To those who do not know what Balance Transfer(BT) is, I want to explain this as clear as possible.
A balance transfer is an option offered by many credit card issuers for the card holder to use their available credit from one card to pay off the balances due on other cards.
This is just transferring a loan to another loan. Kinda like refinancing your home sort of. It makes financial sense to balance transfer to a lower rate. Many issuers will offer 0% APR for 12 or even 15 months to balance transfer. After the the 0% APR introductory rate, they will revert back to their normal high rate.
Card issuers are not doing this out of the kindness of their heart. It was set up to make money. Period. However, if you know the terms and play by the rules, doing a balance transfer will save you a lot of money.
How To Do A Balance Transfer
Lets take an example of a person who has a $10,000 credit card balance on 17.99% APR. We call him “Tim” for this example. If Tim continue to make his minimum payment, he will end up paying at least $1800 on interest alone per year! Someone with better math can give me the exact number. This is not counting late fee, over the limit fee, all kinda crap fee that credit cards can pour on Tim.
Tim saw a 12 months 0% APR offer in the mail and decided to do a balance transfer. As you can tell, Tim is not a very smart guy. He didn’t read the fine terms and didn’t know anything about Balance Transfer Fee. The card has a 3% BT fee with no maximum. Bam! He is hit with $300 in fee for a $10K BT. Also, Tim decided to go shopping and buy expensive items with his old card now that the balance is 0. He’s incurring more debt and dig himself into a bigger hole. Luckily, Tim stumble upon HustlerMoneyBlog and learn a few tricks below:
The first three cards are business cards. Whether you have a home-based business or that you have sold something on Ebay, you can apply for a business credit card. Just put your name as the business name and your social security number as the tax id. Your business is called sole proprietorship and it’s perfectly legal with the IRS.
If you don’t plan to pay off by the end of the 12 or 15 months balance transfer period, then check out these life time balance transfer rates:
Plan for Balance Transfer
You can request to balance transfer right away on the application or request one over the phone once you get your card. I have successful attempts in the past wherease the CSR waive the balance transfer fee when doing balance transfer over the phone. Simply ask and tell you would like a balance transfer if you do not have to pay the BT fee. YMMV.

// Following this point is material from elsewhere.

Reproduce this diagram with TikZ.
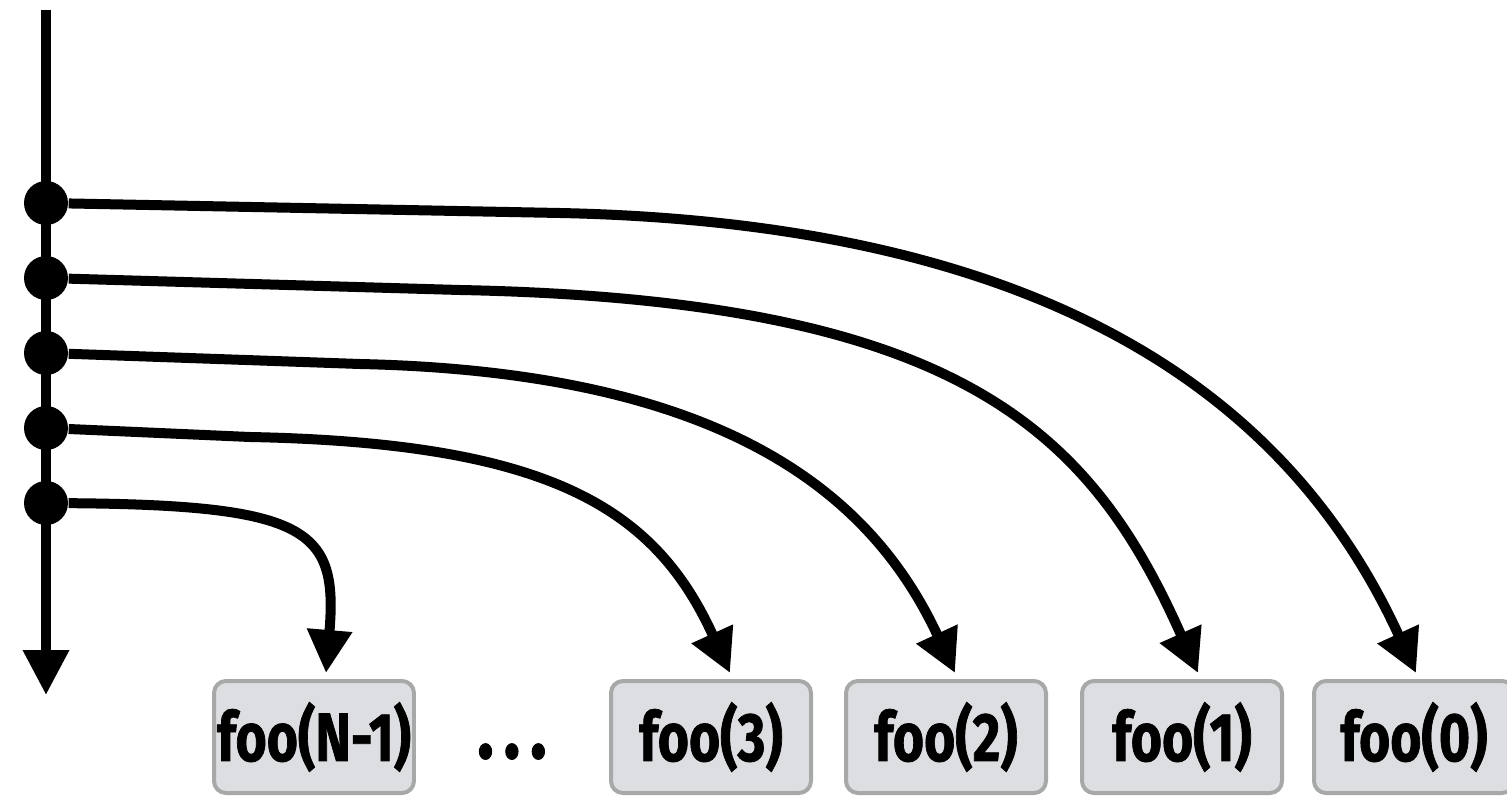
\documentclass[tikz,border=0pt]{standalone}
\usepackage{fontspec}
\setmainfont{Fira Sans}[FakeStretch=0.78, BoldFeatures={FakeBold=1}]
\usetikzlibrary{arrows.meta}

\definecolor{callfill}{RGB}{221,222,225}
\definecolor{callgray}{RGB}{166,169,168}

\tikzset{
    label/.style={font=\fontsize{19.5pt}{22pt}\selectfont\bfseries},
    call/.style={label, draw=callgray, fill=callfill, line width=0.4mm, rounded corners=1.2mm,
        minimum width=20mm, minimum height=11.2mm, inner sep=0pt},
    spawn/.style={circle, fill=black, inner sep=0pt, minimum size=4.4mm},
    fork/.style={line width=1mm, -{Triangle[length=4.3mm, width=4.3mm]}},
}

\begin{document}
\begin{tikzpicture}[x=0.1mm, y=-0.1mm]

    \useasboundingbox (0,0) rectangle (1507,796);

    % Time line
    \coordinate (top) at (46,10);
    \coordinate (bottom) at (46,695);
    \draw[line width=1mm, -{Triangle[length=4.5mm, width=4.4mm]}] (top) -- (bottom);

    % Spawn points
    \foreach \i/\y in {0/203,1/278,2/353,3/428,4/503} {
        \node[spawn] (s\i) at (46,\y) {};
    }

    % Calls
    \node[call] (f4) at (314,737) {foo(N-1)};
    \node[font=\fontsize{25pt}{28pt}\selectfont\bfseries, anchor=base, inner sep=0pt] (dots) at (512,758) {.\kern1mm.\kern1mm.};
    \node[call] (f3) at (711,737) {foo(3)};
    \node[call] (f2) at (946,737) {foo(2)};
    \node[call] (f1) at (1182,737) {foo(1)};
    \node[call] (f0) at (1414,737) {foo(0)};

    % Forks
    \draw[fork] (s0) -- (560,213) .. controls (1080,224) and (1300,420) .. ([xshift=0.2mm, yshift=0.6mm]f0.north);
    \draw[fork] (s1) -- (460,290) .. controls (960,300) and (1090,430) .. ([xshift=1.6mm, yshift=0.6mm]f1.north);
    \draw[fork] (s2) -- (360,364) .. controls (720,372) and (870,490) .. ([xshift=0.9mm, yshift=0.6mm]f2.north);
    \draw[fork] (s3) -- (250,437) .. controls (550,443) and (655,508) .. ([xshift=1.9mm, yshift=0.6mm]f3.north);
    \draw[fork] (s4) .. controls (310,505) and (338,530) .. ([xshift=1.2mm, yshift=0.6mm]f4.north);

\end{tikzpicture}
\end{document}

Once you have made the balance transfer, it’s very important to not charge up on the balance transfer card. Put the card away and continue to pay the minimum monthly payment. For 0% APR BT, all of your payments during the promo period are going toward principal. A month before the 0% promo period ends, make plan to pay the entire balance off or apply for another 0% APR card to do another balance transfer.
Anything you don’t understand, feel free to comment below.
Tim is a genius though…if he chops up the other card and doesn’t use the new available credit!
Thanks Tim. I agree with your assessment. I’m glad one person was paying attention to the story 🙂
“Tim” was smart for the BT, he wasn’t smart because he continues to charge up on his old card.
Thanks for the math. I was too lazy to compute. haha.
Dude, did you have to call him “Tim”? 🙂
BTW, the interest would actually be about $1576, and “Tim” would pay about $2723 in minimum payments on the “interest plus 1% of balance” calculation (Chase style). He would still owe $8853 afterward.
Actually, “Tim” is pretty smart (it’s better than going on at 18%!) to at least get the rate down to 0% even with an uncapped 3% fee, since he saves $1276 in interest and cuts the total minimum payments to $2212 (“2% of balance”, like Chase) and the balance after 1 year to $8088.
Of course, if “Tim” can find a $75 capped fee, he cuts the interest down to only $75, his minimum payments to $2164, and the final balance to $7911.
One phone call or some internet searching saves “Tim” about $1500. Talk about your hourly wage!
One problem “Tim” has is that he will need to refinance the remaining $7911 at the end of the year or be back in the same boat. That’s why a better solution may be finding a low lifetime rate like Advanta’s 2.99% life-of-balance offer. “Tim” saves almost as much the first year as with the 0% offer, plus he never pays another BT fee in exhausting the debt and he has the certainty of the locked-in rate. It’s like the difference between an ARM and a fixed-rate mortgage.